The Big Lie: The Yankees Bought Their Championship

One of the most prominent go-to complaints about  the New York Yankees is that they “buy their championships,” including this most recent one. It’s a convenient thing to believe. They have a high payroll, and they are seen as the hegemon of the baseball landscape. However, just because it is convenient doesn’t always mean it is right.

The WSJ’s Andrew Zimbalist does a good job deconstructing this big lie. He points out both the obvious (that the Yankees play by the rules MLB has laid down and 20 different teams have made the playoffs since 2004) and the not so obvious (that, according to his review, 70 to 85 percent of a teams actual success was determined by factors other than payroll.)  All good points.

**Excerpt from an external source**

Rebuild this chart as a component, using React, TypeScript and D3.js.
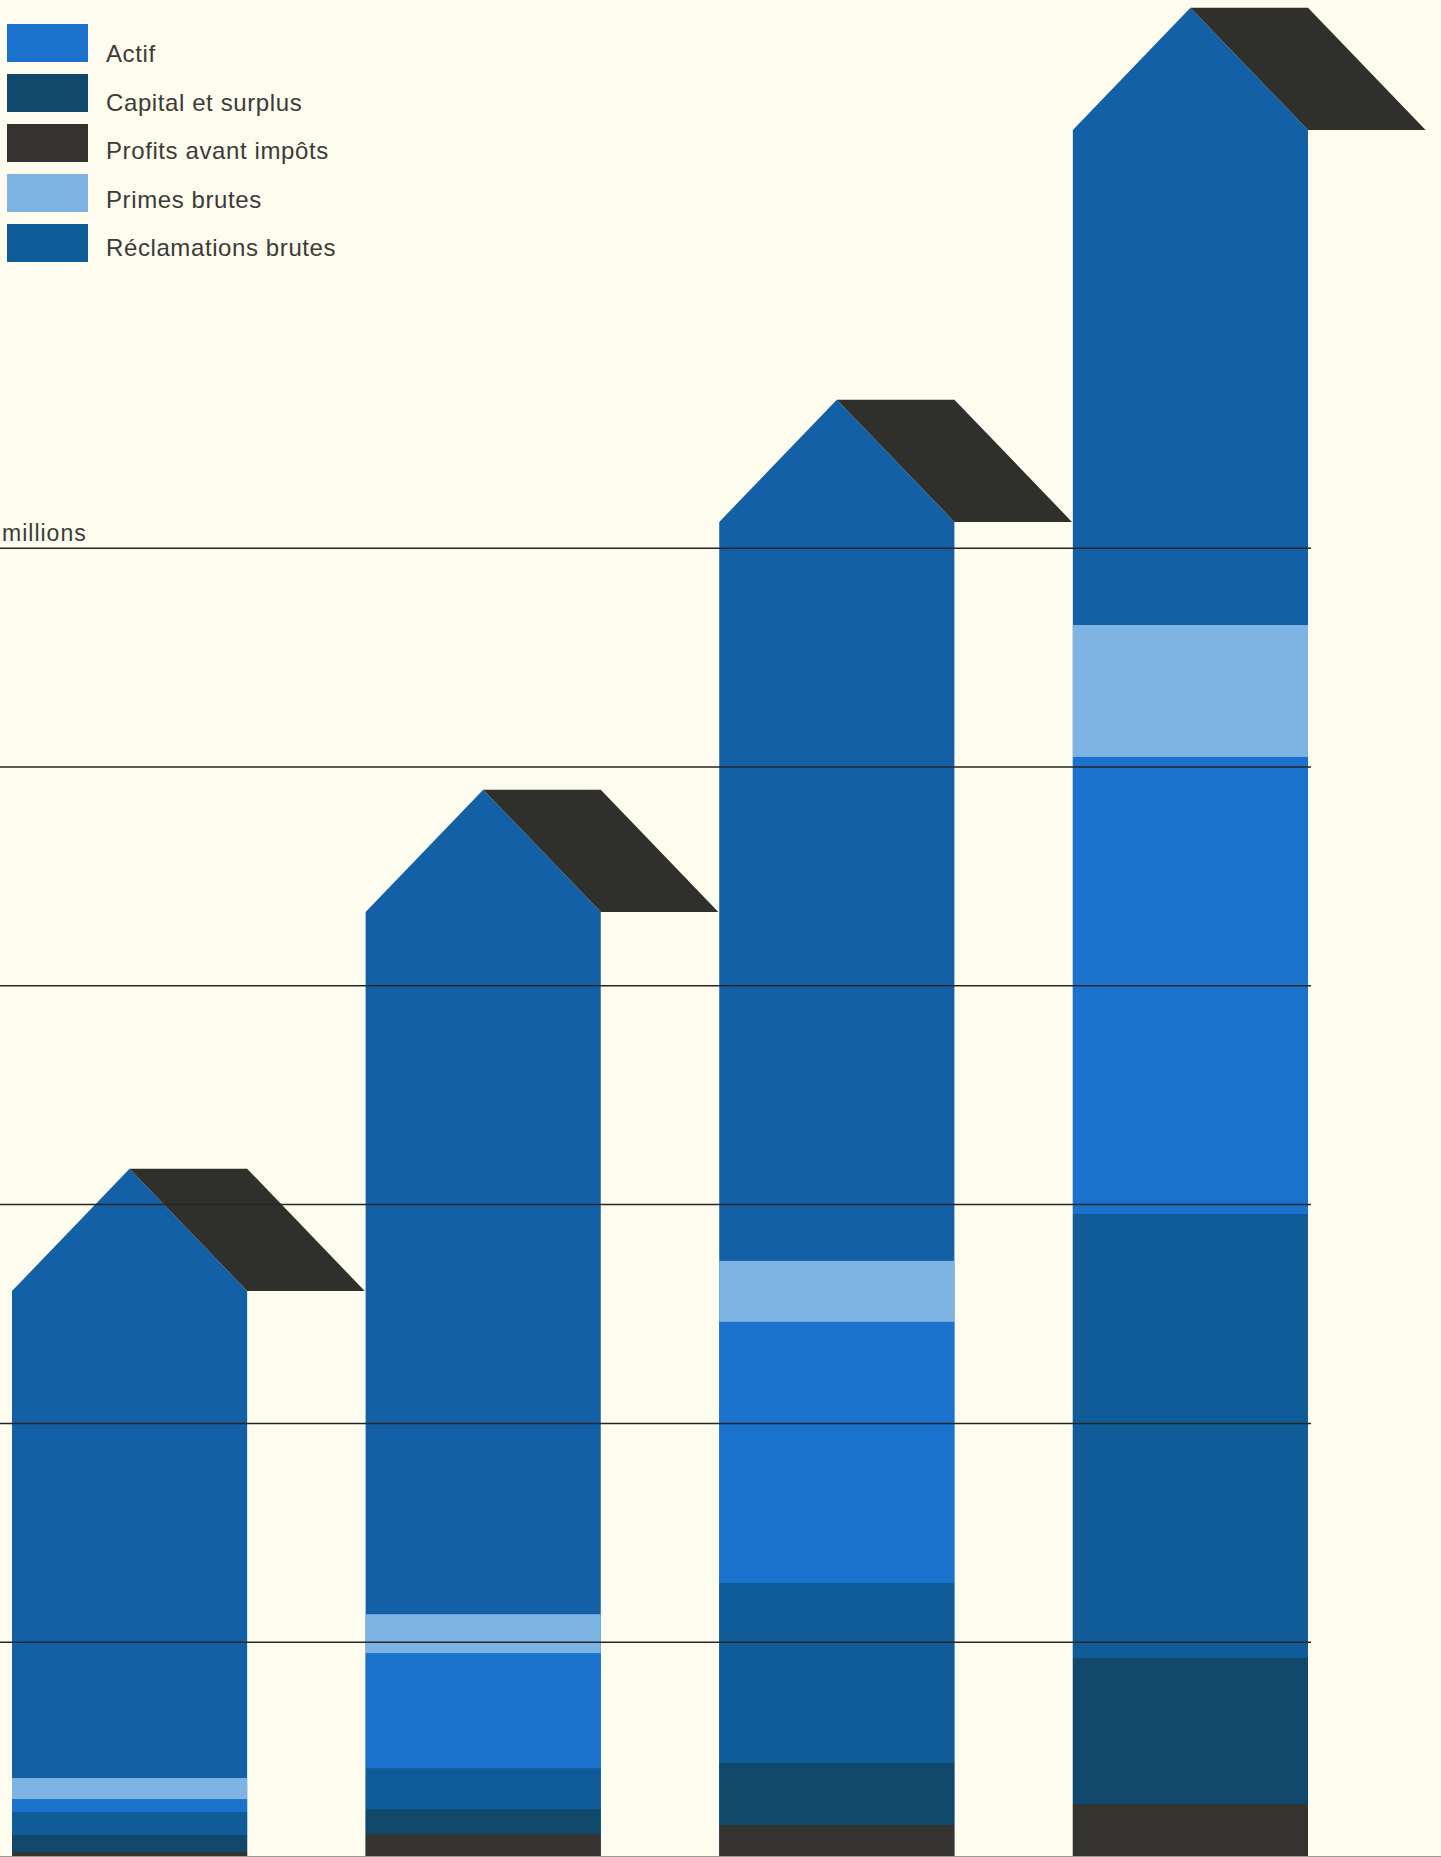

Furthermore, he goes into what MLB could do to further enhance competition from lesser teams, perhaps providing motivation for them to spend.

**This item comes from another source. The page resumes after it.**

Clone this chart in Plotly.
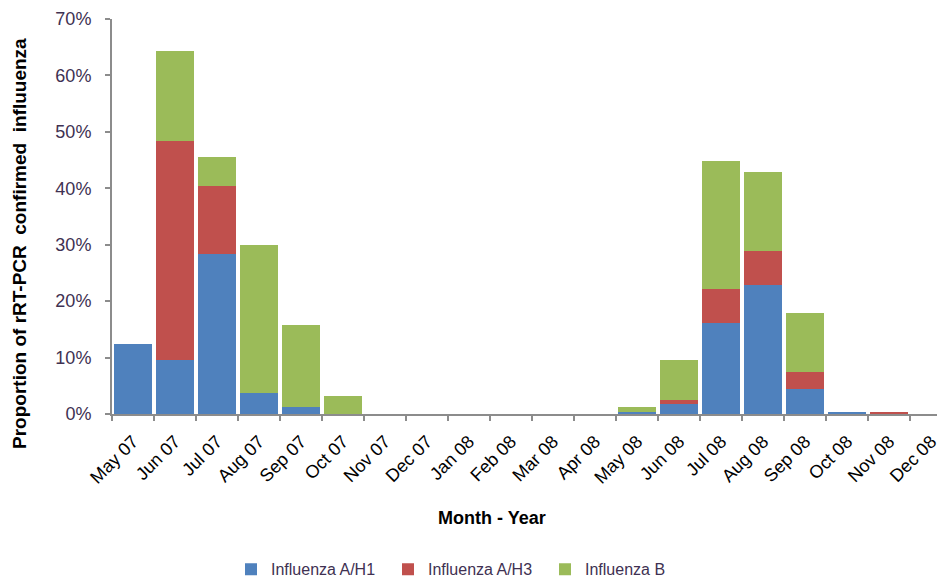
import plotly.graph_objects as go

months = ["May 07", "Jun 07", "Jul 07", "Aug 07", "Sep 07", "Oct 07", "Nov 07", "Dec 07",
          "Jan 08", "Feb 08", "Mar 08", "Apr 08", "May 08", "Jun 08", "Jul 08", "Aug 08",
          "Sep 08", "Oct 08", "Nov 08", "Dec 08"]

h1 = [0.124, 0.096, 0.284, 0.038, 0.012, 0.0, 0, 0, 0, 0, 0, 0,
      0.003, 0.017, 0.161, 0.229, 0.044, 0.003, 0.0, 0.0]
h3 = [0.0, 0.387, 0.120, 0.0, 0.0, 0.0, 0, 0, 0, 0, 0, 0,
      0.0, 0.008, 0.061, 0.060, 0.031, 0.0, 0.003, 0.0]
b = [0.0, 0.161, 0.052, 0.261, 0.146, 0.032, 0, 0, 0, 0, 0, 0,
     0.009, 0.071, 0.227, 0.140, 0.104, 0.0, 0.0, 0.0]

series = [("Influenza A/H1", h1, "#4F81BD"),
          ("Influenza A/H3", h3, "#C0504D"),
          ("Influenza B", b, "#9BBB59")]

fig = go.Figure()
for name, vals, col in series:
    fig.add_trace(go.Bar(x=months, y=vals, name=name, marker_color=col,
                         marker_line_width=0))

axis_col = "#8C8C8C"
txt_col = "#403152"
fig.update_layout(
    width=945, height=582,
    barmode="stack", bargap=0.08,
    paper_bgcolor="white", plot_bgcolor="white",
    margin=dict(l=104, r=0, t=11, b=176, autoexpand=False),
    font=dict(family="Liberation Sans, Arial, sans-serif", size=14, color="black"),
    showlegend=True,
    legend=dict(orientation="h", x=0.1415, xanchor="left", y=-0.35, yanchor="top",
                font=dict(size=16, color=txt_col),
                traceorder="normal", itemwidth=30, entrywidth=112,
                entrywidthmode="pixels"),
    xaxis=dict(range=[-0.5, 19.52], showline=True, linecolor=axis_col, linewidth=2,
               ticks="outside", tickson="boundaries", ticklen=5, tickcolor=axis_col,
               tickwidth=1.5, tickangle=-45, tickfont=dict(size=18, color="black"),
               ticklabelstandoff=8, automargin=False, showgrid=False),
    yaxis=dict(range=[0, 0.7], dtick=0.1, tickformat=".0%", showline=True,
               linecolor=axis_col, linewidth=2, ticks="outside", ticklen=5,
               tickcolor=axis_col, tickwidth=1.5, showgrid=False, zeroline=False,
               tickfont=dict(size=18, color=txt_col), ticklabelstandoff=10,
               automargin=False),
    annotations=[
        dict(text="<b>Proportion of rRT-PCR  confirmed  influuenza</b>",
             xref="paper", yref="paper", x=-0.1094, y=0.433, textangle=-90,
             xanchor="center", yanchor="middle", showarrow=False,
             font=dict(size=19, color="black")),
        dict(text="<b>Month - Year</b>", xref="paper", yref="paper",
             x=0.452, y=-0.263, xanchor="center", yanchor="middle", showarrow=False,
             font=dict(size=18, color="black")),
    ],
)

fig.write_html("out.html")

This gets into my same problem with the majority of the “Convenient Untruthers” who repeat the line about “buying championships”:  It comes from generally three types of fans:

  1. Red Sox and Mets fans, whose team generally spend above the luxury tax threshold. That’s like someone in Alpine, NJ complaining about their neighbor’s mansion being too big for the neighborhood. Cry me a damn river.
  2. Fans of teams with low payrolls, whose owners are obscenely rich. Your team’s owners are perfectly fine with pocketing the luxury tax money and fielding an inferior product. Go yell at them.
  3. Morons.

The system isn’t perfect, but the Yankees don’t buy their championships. They simply put a down payment on success. Spread the word.